Dataset extract:
****************

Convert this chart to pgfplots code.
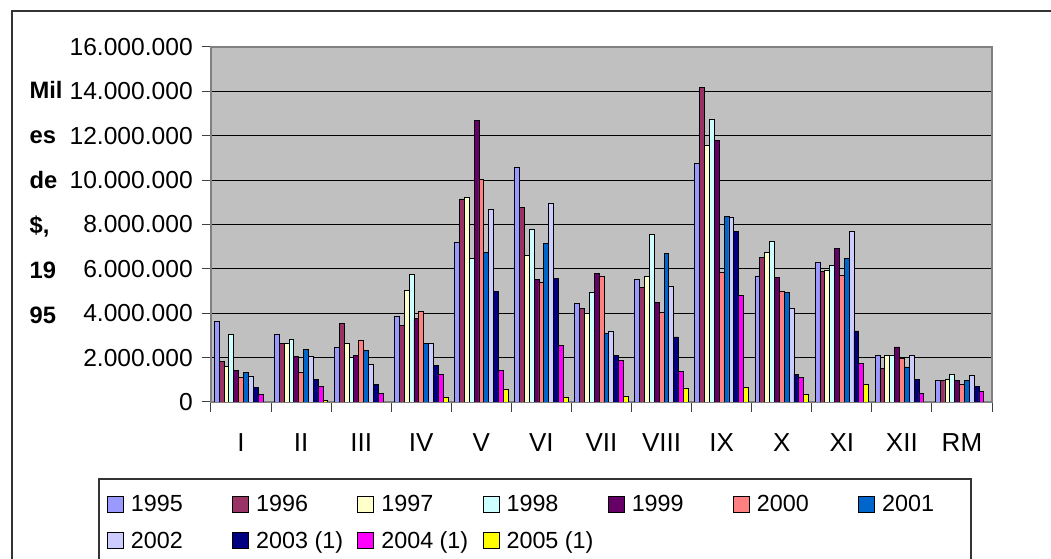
\documentclass[border=0pt]{standalone}
\usepackage{fontspec}
\setmainfont{Liberation Sans}
\usepackage{pgfplots}
\usepackage{pgfplotstable}
\pgfplotsset{compat=1.18}
\definecolor{cA}{HTML}{9999FF}
\definecolor{cB}{HTML}{993366}
\definecolor{cC}{HTML}{FFFFCC}
\definecolor{cD}{HTML}{CCFFFF}
\definecolor{cE}{HTML}{660066}
\definecolor{cF}{HTML}{FF8080}
\definecolor{cG}{HTML}{0066CC}
\definecolor{cH}{HTML}{CCCCFF}
\definecolor{cI}{HTML}{000080}
\definecolor{cJ}{HTML}{FF00FF}
\definecolor{cK}{HTML}{FFFF00}
\definecolor{bgc}{HTML}{C0C0C0}
\definecolor{axc}{HTML}{808080}
% values in millions of $ (1995)
\pgfplotstableread{
x  a     b     c     d     e     f     g     h     i     j     k
0  3.65  1.81  1.59  3.04  1.42  1.09  1.35  1.14  0.64  0.36  nan
1  3.04  2.65  2.65  2.82  2.04  1.35  2.38  2.04  1.03  0.70  0.07
2  2.44  3.56  2.65  2.00  2.10  2.77  2.31  1.69  0.81  0.39  nan
3  3.88  3.47  5.02  5.74  3.76  4.10  2.64  2.64  1.65  1.24  0.19
4  7.19  9.15  9.21  6.46  12.69 10.01 6.74  8.66  5.00  1.41  0.57
5  10.56 8.78  6.59  7.76  5.51  5.39  7.13  8.93  5.56  2.55  0.19
6  4.45  4.21  3.99  4.96  5.79  5.68  3.08  3.20  2.09  1.86  0.24
7  5.51  5.17  5.64  7.54  4.49  4.06  6.70  5.23  2.93  1.39  0.62
8  10.77 14.16 11.57 12.75 11.79 5.84  8.37  8.31  7.70  4.82  0.67
9  5.68  6.50  6.74  7.25  5.62  5.00  4.94  4.21  1.24  1.12  0.36
10 6.28  5.90  5.95  6.17  6.90  5.72  6.46  7.69  3.20  1.75  0.79
11 2.08  1.51  2.08  2.12  2.48  1.97  1.58  2.08  1.03  0.40  nan
12 0.96  0.96  1.03  1.24  0.96  0.79  0.96  1.18  0.69  0.46  nan
}\data
\begin{document}
\begin{tikzpicture}
\useasboundingbox (0,0) rectangle (788.25pt,419.25pt);
\draw[line width=1.5pt, color=black!80] (9pt,-5pt) -- (9pt,411pt) -- (800pt,411pt);
\draw[line width=1.5pt, color=black!80] (74.25pt,-5pt) -- (74.25pt,60pt) -- (728.25pt,60pt) -- (728.25pt,-5pt);
\begin{axis}[
  at={(158.25pt,117.75pt)}, anchor=south west,
  scale only axis, width=585.75pt, height=266.25pt,
  xmin=-0.5, xmax=12.5, ymin=0, ymax=16,
  ybar=0pt, bar width=3.65pt,
  axis background/.style={fill=bgc},
  axis line style={draw=axc, line width=1pt},
  ymajorgrids, grid style={black, line width=0.75pt},
  ytick={0,2,...,16},
  yticklabels={0,2.000.000,4.000.000,6.000.000,8.000.000,10.000.000,12.000.000,14.000.000,16.000.000},
  xtick={0,...,12},
  xticklabels={I,II,III,IV,V,VI,VII,VIII,IX,X,XI,XII,RM},
  minor xtick={-0.5,0.5,...,12.5},
  major x tick style={draw=none},
  xtick pos=bottom, ytick pos=left,
  tick align=outside, major tick length=6.75pt, minor tick length=7.5pt,
  tick style={black!75, line width=0.75pt},
  yticklabel style={font=\fontsize{18.45}{22}\selectfont, inner sep=0pt, xshift=-6.75pt},
  xticklabel style={font=\fontsize{19.5}{22}\selectfont, inner sep=0pt, yshift=-17pt},
  every axis y label/.style={at={(axis description cs:-0.2326,0.904)}, anchor=north west, align=left, inner sep=0pt, font=\bfseries\fontsize{17.8}{33.75}\selectfont},
  ylabel={Mil\\es\\de\\\$,\\19\\95},
  legend columns=7,
  legend cell align=left,
  legend image code/.code={\draw[#1, line width=0.75pt] (0pt,-6pt) rectangle (12pt,6pt);},
  legend style={draw=none, fill=none, inner sep=0pt, outer sep=0pt,
    at={(axis description cs:-0.1332,-0.262)}, anchor=north west,
    nodes={inner sep=0pt, font=\fontsize{17.5}{20}\selectfont},
    row sep=13pt,
    /tikz/every odd column/.append style={column sep=5.25pt}},
]
\addplot[fill=cA, draw=black, line width=0.6pt] table[x=x,y=a]{\data};
\addplot[fill=cB, draw=black, line width=0.6pt] table[x=x,y=b]{\data};
\addplot[fill=cC, draw=black, line width=0.6pt] table[x=x,y=c]{\data};
\addplot[fill=cD, draw=black, line width=0.6pt] table[x=x,y=d]{\data};
\addplot[fill=cE, draw=black, line width=0.6pt] table[x=x,y=e]{\data};
\addplot[fill=cF, draw=black, line width=0.6pt] table[x=x,y=f]{\data};
\addplot[fill=cG, draw=black, line width=0.6pt] table[x=x,y=g]{\data};
\addplot[fill=cH, draw=black, line width=0.6pt] table[x=x,y=h]{\data};
\addplot[fill=cI, draw=black, line width=0.6pt] table[x=x,y=i]{\data};
\addplot[fill=cJ, draw=black, line width=0.6pt] table[x=x,y=j]{\data};
\addplot[fill=cK, draw=black, line width=0.6pt] table[x=x,y=k]{\data};
\legend{\makebox[75.9pt][l]{\vphantom{(}1995},\makebox[75.9pt][l]{\vphantom{(}1996},\makebox[75.9pt][l]{\vphantom{(}1997},\makebox[75.9pt][l]{\vphantom{(}1998},\makebox[75.9pt][l]{\vphantom{(}1999},\makebox[75.9pt][l]{\vphantom{(}2000},\makebox[75.9pt][l]{\vphantom{(}2001},\makebox[75.9pt][l]{\vphantom{(}2002},\makebox[75.9pt][l]{2003 (1)},\makebox[75.9pt][l]{2004 (1)},\makebox[75.9pt][l]{2005 (1)}}
\end{axis}
\end{tikzpicture}
\end{document}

****************

Required work: Repeat all of the data above word for word, minus the pictures.

Answer to the task:
Convert this chart to pgfplots code.
\documentclass[border=0pt]{standalone}
\usepackage{fontspec}
\setmainfont{Liberation Sans}
\usepackage{pgfplots}
\usepackage{pgfplotstable}
\pgfplotsset{compat=1.18}
\definecolor{cA}{HTML}{9999FF}
\definecolor{cB}{HTML}{993366}
\definecolor{cC}{HTML}{FFFFCC}
\definecolor{cD}{HTML}{CCFFFF}
\definecolor{cE}{HTML}{660066}
\definecolor{cF}{HTML}{FF8080}
\definecolor{cG}{HTML}{0066CC}
\definecolor{cH}{HTML}{CCCCFF}
\definecolor{cI}{HTML}{000080}
\definecolor{cJ}{HTML}{FF00FF}
\definecolor{cK}{HTML}{FFFF00}
\definecolor{bgc}{HTML}{C0C0C0}
\definecolor{axc}{HTML}{808080}
% values in millions of $ (1995)
\pgfplotstableread{
x  a     b     c     d     e     f     g     h     i     j     k
0  3.65  1.81  1.59  3.04  1.42  1.09  1.35  1.14  0.64  0.36  nan
1  3.04  2.65  2.65  2.82  2.04  1.35  2.38  2.04  1.03  0.70  0.07
2  2.44  3.56  2.65  2.00  2.10  2.77  2.31  1.69  0.81  0.39  nan
3  3.88  3.47  5.02  5.74  3.76  4.10  2.64  2.64  1.65  1.24  0.19
4  7.19  9.15  9.21  6.46  12.69 10.01 6.74  8.66  5.00  1.41  0.57
5  10.56 8.78  6.59  7.76  5.51  5.39  7.13  8.93  5.56  2.55  0.19
6  4.45  4.21  3.99  4.96  5.79  5.68  3.08  3.20  2.09  1.86  0.24
7  5.51  5.17  5.64  7.54  4.49  4.06  6.70  5.23  2.93  1.39  0.62
8  10.77 14.16 11.57 12.75 11.79 5.84  8.37  8.31  7.70  4.82  0.67
9  5.68  6.50  6.74  7.25  5.62  5.00  4.94  4.21  1.24  1.12  0.36
10 6.28  5.90  5.95  6.17  6.90  5.72  6.46  7.69  3.20  1.75  0.79
11 2.08  1.51  2.08  2.12  2.48  1.97  1.58  2.08  1.03  0.40  nan
12 0.96  0.96  1.03  1.24  0.96  0.79  0.96  1.18  0.69  0.46  nan
}\data
\begin{document}
\begin{tikzpicture}
\useasboundingbox (0,0) rectangle (788.25pt,419.25pt);
\draw[line width=1.5pt, color=black!80] (9pt,-5pt) -- (9pt,411pt) -- (800pt,411pt);
\draw[line width=1.5pt, color=black!80] (74.25pt,-5pt) -- (74.25pt,60pt) -- (728.25pt,60pt) -- (728.25pt,-5pt);
\begin{axis}[
  at={(158.25pt,117.75pt)}, anchor=south west,
  scale only axis, width=585.75pt, height=266.25pt,
  xmin=-0.5, xmax=12.5, ymin=0, ymax=16,
  ybar=0pt, bar width=3.65pt,
  axis background/.style={fill=bgc},
  axis line style={draw=axc, line width=1pt},
  ymajorgrids, grid style={black, line width=0.75pt},
  ytick={0,2,...,16},
  yticklabels={0,2.000.000,4.000.000,6.000.000,8.000.000,10.000.000,12.000.000,14.000.000,16.000.000},
  xtick={0,...,12},
  xticklabels={I,II,III,IV,V,VI,VII,VIII,IX,X,XI,XII,RM},
  minor xtick={-0.5,0.5,...,12.5},
  major x tick style={draw=none},
  xtick pos=bottom, ytick pos=left,
  tick align=outside, major tick length=6.75pt, minor tick length=7.5pt,
  tick style={black!75, line width=0.75pt},
  yticklabel style={font=\fontsize{18.45}{22}\selectfont, inner sep=0pt, xshift=-6.75pt},
  xticklabel style={font=\fontsize{19.5}{22}\selectfont, inner sep=0pt, yshift=-17pt},
  every axis y label/.style={at={(axis description cs:-0.2326,0.904)}, anchor=north west, align=left, inner sep=0pt, font=\bfseries\fontsize{17.8}{33.75}\selectfont},
  ylabel={Mil\\es\\de\\\$,\\19\\95},
  legend columns=7,
  legend cell align=left,
  legend image code/.code={\draw[#1, line width=0.75pt] (0pt,-6pt) rectangle (12pt,6pt);},
  legend style={draw=none, fill=none, inner sep=0pt, outer sep=0pt,
    at={(axis description cs:-0.1332,-0.262)}, anchor=north west,
    nodes={inner sep=0pt, font=\fontsize{17.5}{20}\selectfont},
    row sep=13pt,
    /tikz/every odd column/.append style={column sep=5.25pt}},
]
\addplot[fill=cA, draw=black, line width=0.6pt] table[x=x,y=a]{\data};
\addplot[fill=cB, draw=black, line width=0.6pt] table[x=x,y=b]{\data};
\addplot[fill=cC, draw=black, line width=0.6pt] table[x=x,y=c]{\data};
\addplot[fill=cD, draw=black, line width=0.6pt] table[x=x,y=d]{\data};
\addplot[fill=cE, draw=black, line width=0.6pt] table[x=x,y=e]{\data};
\addplot[fill=cF, draw=black, line width=0.6pt] table[x=x,y=f]{\data};
\addplot[fill=cG, draw=black, line width=0.6pt] table[x=x,y=g]{\data};
\addplot[fill=cH, draw=black, line width=0.6pt] table[x=x,y=h]{\data};
\addplot[fill=cI, draw=black, line width=0.6pt] table[x=x,y=i]{\data};
\addplot[fill=cJ, draw=black, line width=0.6pt] table[x=x,y=j]{\data};
\addplot[fill=cK, draw=black, line width=0.6pt] table[x=x,y=k]{\data};
\legend{\makebox[75.9pt][l]{\vphantom{(}1995},\makebox[75.9pt][l]{\vphantom{(}1996},\makebox[75.9pt][l]{\vphantom{(}1997},\makebox[75.9pt][l]{\vphantom{(}1998},\makebox[75.9pt][l]{\vphantom{(}1999},\makebox[75.9pt][l]{\vphantom{(}2000},\makebox[75.9pt][l]{\vphantom{(}2001},\makebox[75.9pt][l]{\vphantom{(}2002},\makebox[75.9pt][l]{2003 (1)},\makebox[75.9pt][l]{2004 (1)},\makebox[75.9pt][l]{2005 (1)}}
\end{axis}
\end{tikzpicture}
\end{document}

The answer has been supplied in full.